From: Joseph Reagle <reagle@w3.org>
Date: Mon, 7 Jul 2003 13:51:22 -0400
To: Terje Bless <link@pobox.com>
Cc: W3C Validator <www-validator@w3.org>
Message-Id: <200307071351.22376.reagle@w3.org>


Your understanding of the usage validator icons corresponds to the W3C's 
Trademark and Service Mark license:
However, for a validator to remain meaningful, and for our registered 
trademark to continue to be of value, when we are aware of those who are 
violating the marks/icons we have the ability, and to some extent a 
responsibility, to identify and attempt to resolve the problem. 
Consequently, we should always try to be as clear as possible about the 
usage of our marks/icons, and to maintain the tools available to us so as 
to ensure they continue to be useful mechanisms for encouraging conformance 
to W3C Recommendations.

On Friday 04 July 2003 20:32, Terje Bless wrote:
> Of course, the fact that the TikiWiki home page is not valid markup and
> still displays the assertion "Valid XHTML 1.0" does detract quite a bit
> from their credibility, but it's still just a matter of them lying to
> their users and not something that actually implicates the W3C (despite
> the appearance of the W3C logo on the page).
> We've historically taken the position here that the badges are merely a
> convenience provided for authors to assert that they are in compliance
> with a given standard. For W3C standards (Recommendations) the icons
> contain the W3C logo, and for non-W3C standards they contain a different
> logo (e.g. the Netscape or Sun logos). i.e. the logos do not reflect an
> assertion that the W3C, as such, has pronounced the page in question to
> be valid, only that the author of the page asserts it is valid and that
> the standard to which it is valid happened to be produced by the W3C.

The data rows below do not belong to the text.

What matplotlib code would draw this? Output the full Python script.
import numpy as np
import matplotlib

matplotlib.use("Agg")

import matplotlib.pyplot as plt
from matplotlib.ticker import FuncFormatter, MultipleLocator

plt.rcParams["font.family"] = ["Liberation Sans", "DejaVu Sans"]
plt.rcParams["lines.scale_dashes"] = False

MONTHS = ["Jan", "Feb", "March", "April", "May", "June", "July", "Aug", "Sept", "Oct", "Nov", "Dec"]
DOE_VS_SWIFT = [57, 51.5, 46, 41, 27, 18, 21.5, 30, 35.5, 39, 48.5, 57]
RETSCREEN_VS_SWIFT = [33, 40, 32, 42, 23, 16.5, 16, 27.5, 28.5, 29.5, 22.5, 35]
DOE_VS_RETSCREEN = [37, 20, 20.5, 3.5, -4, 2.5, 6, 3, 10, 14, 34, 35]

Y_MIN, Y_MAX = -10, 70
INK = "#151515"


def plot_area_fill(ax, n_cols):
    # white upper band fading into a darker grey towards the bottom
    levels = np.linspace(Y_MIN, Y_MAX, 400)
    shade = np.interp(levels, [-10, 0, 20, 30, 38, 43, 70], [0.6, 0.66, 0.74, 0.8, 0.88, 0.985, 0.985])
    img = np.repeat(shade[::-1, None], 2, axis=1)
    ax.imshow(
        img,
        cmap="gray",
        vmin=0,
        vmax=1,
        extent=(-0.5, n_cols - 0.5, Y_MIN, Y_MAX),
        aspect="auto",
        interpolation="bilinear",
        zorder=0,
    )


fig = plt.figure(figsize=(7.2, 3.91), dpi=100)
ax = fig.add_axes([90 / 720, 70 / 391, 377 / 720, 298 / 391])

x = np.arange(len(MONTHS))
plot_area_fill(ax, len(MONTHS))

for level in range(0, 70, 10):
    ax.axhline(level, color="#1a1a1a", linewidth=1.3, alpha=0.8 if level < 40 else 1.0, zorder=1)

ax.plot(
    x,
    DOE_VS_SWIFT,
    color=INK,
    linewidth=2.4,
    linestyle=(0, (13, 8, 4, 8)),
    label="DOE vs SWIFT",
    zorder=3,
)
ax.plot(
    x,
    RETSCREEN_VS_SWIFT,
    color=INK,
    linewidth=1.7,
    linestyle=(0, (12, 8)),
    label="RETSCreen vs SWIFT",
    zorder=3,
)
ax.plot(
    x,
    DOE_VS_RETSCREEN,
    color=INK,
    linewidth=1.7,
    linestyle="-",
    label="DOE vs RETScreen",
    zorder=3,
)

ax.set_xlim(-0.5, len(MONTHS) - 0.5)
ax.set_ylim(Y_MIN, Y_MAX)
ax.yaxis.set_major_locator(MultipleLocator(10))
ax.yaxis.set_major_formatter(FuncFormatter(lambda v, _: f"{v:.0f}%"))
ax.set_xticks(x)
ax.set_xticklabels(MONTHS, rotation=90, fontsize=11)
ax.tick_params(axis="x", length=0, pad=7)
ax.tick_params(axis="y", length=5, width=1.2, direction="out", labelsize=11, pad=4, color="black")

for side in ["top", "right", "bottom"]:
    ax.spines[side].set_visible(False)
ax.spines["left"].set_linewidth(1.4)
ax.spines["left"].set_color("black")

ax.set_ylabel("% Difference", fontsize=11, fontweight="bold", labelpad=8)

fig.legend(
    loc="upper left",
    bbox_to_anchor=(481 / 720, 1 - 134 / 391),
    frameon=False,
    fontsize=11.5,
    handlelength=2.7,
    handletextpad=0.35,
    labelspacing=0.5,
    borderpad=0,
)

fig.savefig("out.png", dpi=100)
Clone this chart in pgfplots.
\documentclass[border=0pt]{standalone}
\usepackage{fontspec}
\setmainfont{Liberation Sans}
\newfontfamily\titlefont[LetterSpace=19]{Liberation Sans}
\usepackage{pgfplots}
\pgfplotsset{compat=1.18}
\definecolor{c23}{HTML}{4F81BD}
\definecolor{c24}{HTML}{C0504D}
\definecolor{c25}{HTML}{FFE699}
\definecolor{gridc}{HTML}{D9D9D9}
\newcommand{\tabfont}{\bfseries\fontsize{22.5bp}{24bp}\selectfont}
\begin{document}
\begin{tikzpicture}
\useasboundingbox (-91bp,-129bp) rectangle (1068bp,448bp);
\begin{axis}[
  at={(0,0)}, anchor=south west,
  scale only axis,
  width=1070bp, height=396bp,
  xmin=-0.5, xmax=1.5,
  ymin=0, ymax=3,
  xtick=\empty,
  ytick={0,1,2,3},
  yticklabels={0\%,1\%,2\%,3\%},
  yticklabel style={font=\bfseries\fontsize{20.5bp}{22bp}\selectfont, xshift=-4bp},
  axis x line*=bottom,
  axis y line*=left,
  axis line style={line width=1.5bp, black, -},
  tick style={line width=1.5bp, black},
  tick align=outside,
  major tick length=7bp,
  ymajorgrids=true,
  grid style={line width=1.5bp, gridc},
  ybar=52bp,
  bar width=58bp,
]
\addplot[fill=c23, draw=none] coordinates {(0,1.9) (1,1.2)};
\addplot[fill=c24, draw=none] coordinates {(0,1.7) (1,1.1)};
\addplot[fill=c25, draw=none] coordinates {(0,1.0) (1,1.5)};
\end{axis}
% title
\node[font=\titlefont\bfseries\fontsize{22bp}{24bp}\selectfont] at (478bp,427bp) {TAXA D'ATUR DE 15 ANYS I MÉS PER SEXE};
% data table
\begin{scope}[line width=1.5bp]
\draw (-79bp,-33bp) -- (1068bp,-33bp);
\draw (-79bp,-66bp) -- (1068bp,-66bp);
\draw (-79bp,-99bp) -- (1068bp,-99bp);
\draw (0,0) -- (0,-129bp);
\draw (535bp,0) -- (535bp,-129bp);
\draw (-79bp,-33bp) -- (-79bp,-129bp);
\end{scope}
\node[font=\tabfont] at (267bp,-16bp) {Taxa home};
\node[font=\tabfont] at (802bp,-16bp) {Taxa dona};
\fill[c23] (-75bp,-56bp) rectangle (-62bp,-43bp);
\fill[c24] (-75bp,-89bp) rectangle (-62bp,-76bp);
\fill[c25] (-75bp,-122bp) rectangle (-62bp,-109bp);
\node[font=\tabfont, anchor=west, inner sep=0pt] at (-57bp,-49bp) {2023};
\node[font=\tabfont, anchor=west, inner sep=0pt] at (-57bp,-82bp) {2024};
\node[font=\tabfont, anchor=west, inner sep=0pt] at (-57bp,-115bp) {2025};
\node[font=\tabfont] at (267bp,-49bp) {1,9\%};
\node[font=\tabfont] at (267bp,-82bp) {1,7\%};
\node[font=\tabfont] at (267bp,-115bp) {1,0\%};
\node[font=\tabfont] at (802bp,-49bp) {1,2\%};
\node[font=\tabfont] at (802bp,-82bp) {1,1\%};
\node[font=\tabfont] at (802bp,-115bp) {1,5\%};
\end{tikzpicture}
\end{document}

> The main reason for that reasoning is that to allow more would put the
> W3C in the uncomfortable slippery slope towards actually providing a
> certification programme or service. And while that would certainly be a
> worthwhile thing to do, it would be very expensive and hard to administer
> (not the least because of the inherent legal pitfalls in such a service).